From the date of this opinion, a condominium unit owner may not challenge the legality of a common expense assessment by refusing to pay it. The case is remanded for further proceedings to compute and award damages on Edgar's counterclaim, and the judgment is to be modified accordingly. The order denying the trustees' motion for attorney's fees is affirmed.
So ordered.
NOTES
[1] Common expenses are defined by statute as "the expenses of administration, maintenance, repair or replacement of the common areas and facilities, and expenses declared common expenses by this chapter." G.L.c. 183A, § 1, as inserted by St. 1963, c. 493, § 1.
[2] The importance placed by the Legislature on timely collection of assessed common expenses is reflected throughout the act, and the Legislature has consistently amended the act to strengthen common expense collection. For example, under an amendment effective as of March 1, 1992, unit owners are personally liable for common expense assessments and these may be collected and applied against the unit owner's debt, as within statutory limitations, from any tenant renting the unit. G.L.c. 183A, § 6(c), as appearing in St. 1991, c. 554, § 1. In addition, if a receiver is appointed, a lien for charges for expenses incurred by the receiver is given "priority over all other liens, and mortgages except municipal liens." G.L.c. 183A, § 6(c), as amended through St. 1992, c. 407, § 11. In 1992, the act was amended to provide: "No unit owner may exempt himself from liability for his contribution toward the common expenses by waiver of the use or enjoyment of any of the common areas and facilities or by abandonment of the unit or otherwise; and no unit owner shall be entitled to an offset, deduction, or waiver of common expenses or other charges levied or lawfully assessed by the organization of unit owners." G.L.c. 183A, § 7, as appearing in St. 1992, c. 400, § 11. See also Trustees of the Prince Condominium Trust v. Prosser, 412 Mass. at 726; Baker v. Monga, 32 Mass. App. Ct. at 453-454.

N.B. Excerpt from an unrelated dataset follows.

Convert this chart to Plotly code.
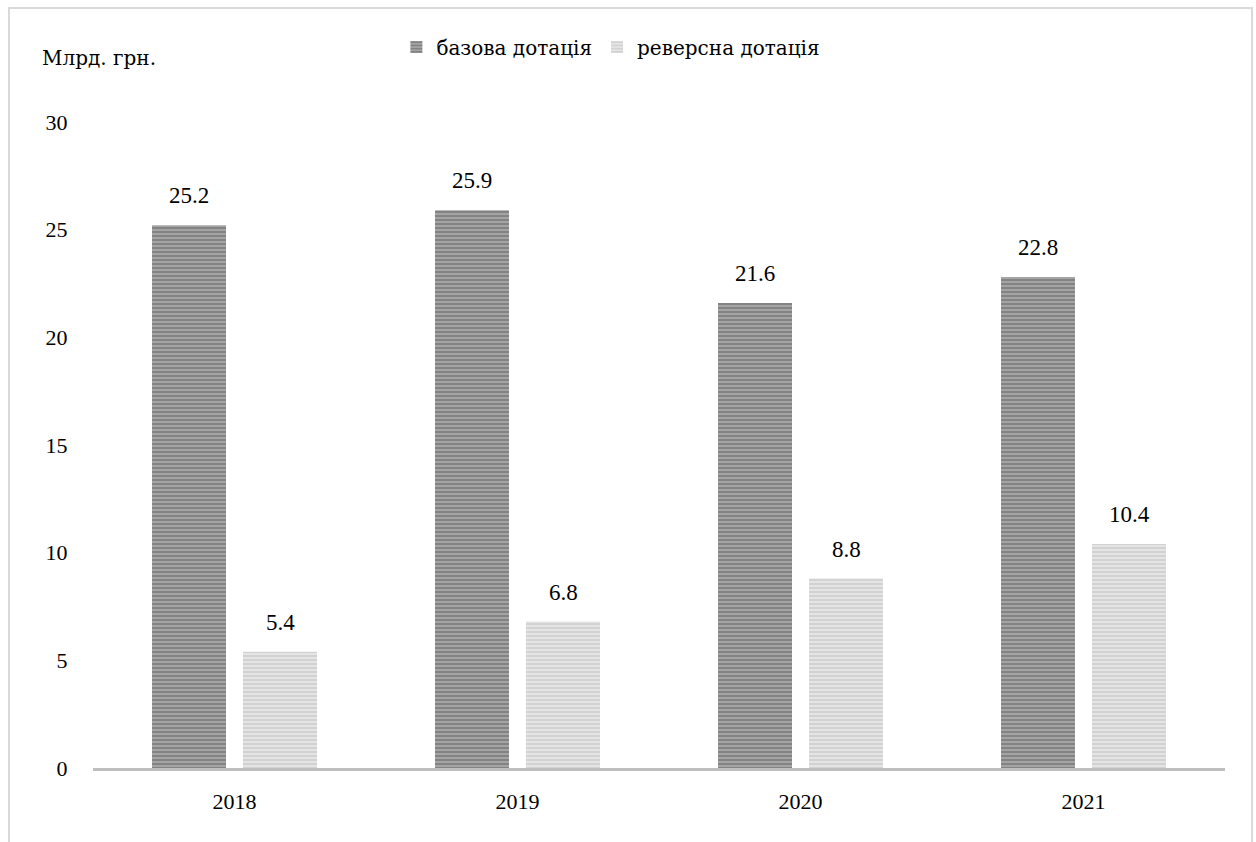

[3] Although Edgar's claim was set forth in its answer as an affirmative defense to the trustees' complaint to collect the unpaid common expense assessment, we treat it as a counterclaim. Mass.R.Civ.P. 8(c), 365 Mass. 750 (1974).
[4] The declaration of trust sets forth the by-laws of the Katama Shores Condominium Trust, which provide in section 5.1: "The Trustees shall have all the powers and duties necessary for the administration of the offices of the Condominium and may do all things, subject to and in accordance with all applicable provisions of said Chapter 183A and the Master Deed, and, without limiting the generality of the foregoing the Trustees may, with full power and uncontrolled discretion, at any time and from time to time and without the necessity of applying to any court or to the Unit Owners for leave so to do: ... (xiii) Generally, in all matters not herein otherwise specified, to control, do each and every thing necessary, suitable, convenient, or proper for the accomplishment of any of the purposes of the trust or incidental to the powers herein or in said Chapter 183A, manage and dispose of the trust property as if the Trustees were the absolute owners thereof and to do any and all acts ... shown to be in their judgment for the interest of the Unit Owners." (Emphasis supplied.)
[5] Edgar's alleges the existence of significant disputes concerning the appropriate allocation of various of the general common expenses, such as salaries and wages and supplies, between normal and rental program expenses.
[6] The statute was amended again, effective April 6, 1993, to make collection of attorney's fees permissive. G.L.c. 183A, § 6(c), as amended by St. 1992, c. 400, § 7.